Bunlar, iktidar partili kadınların bir kısmını bile kadınlarla ilgili kanunları savunur hale getirdiler. Onlar bizden daha iyi biliyor bunların niyetlerini tabii.
Artık, dini kullanmaları da işe yaramıyor. Dini de çok kirlettiler. Toplum, bunların kaçar maaş aldıklarını, kaç evlilik yaptıklarını, evlilik dışı ilişkilerini görüyor, biliyor. O temiz duygulara sahip insanları bile artık temkinli hale getirdiler. Yaşar Nuri Öztürk’ün dediği gibi dini yozlaştırdılar, pis ilişkilerinin üzerinde şal olarak kullandılar.
Naim- Bunlar amaçlarına ulaşmak için sadece demokrasi trenine binmediler, amaçları için dini de aynı şekilde kullandılar. Sol kesimden dine bu derecede zarar verilseydi, İslami kesim linç ederdi onları. Ama gel gör ki kendi içlerinden çıkan, alnı secdeye değenlerin dine nasıl zarar verdiklerini görseler bile çoğu bunu görmezden geliyor ve dilleri lâl oluyor.

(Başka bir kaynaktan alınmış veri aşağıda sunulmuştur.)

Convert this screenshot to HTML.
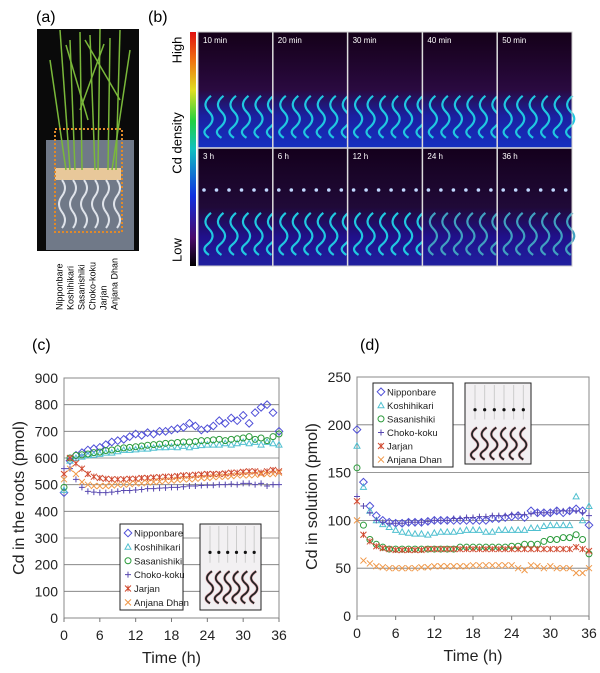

Cengiz- Bilenler biliyor. İlk müslümanlar, önderler nasıl sade ve ahlaklı yaşamışlar. Bir de bunlara bakıyorlar; 20 yıl içinde dünya zenginleri listesine girmişler. Millet aptal değil, görüyor bunları. Bu zenginliğin kaynağı ne, diye soruyor insanlar. Alınteriyle bu devasa servetlerin elde edildiğine raporlu deliler bile inanmaz! Herkesin gözü açıldı. Bu üçkağıdı kimseye yutturamazlar.
Naim- Koçlar, Sabancılar bile bu hızda zenginleşmediler.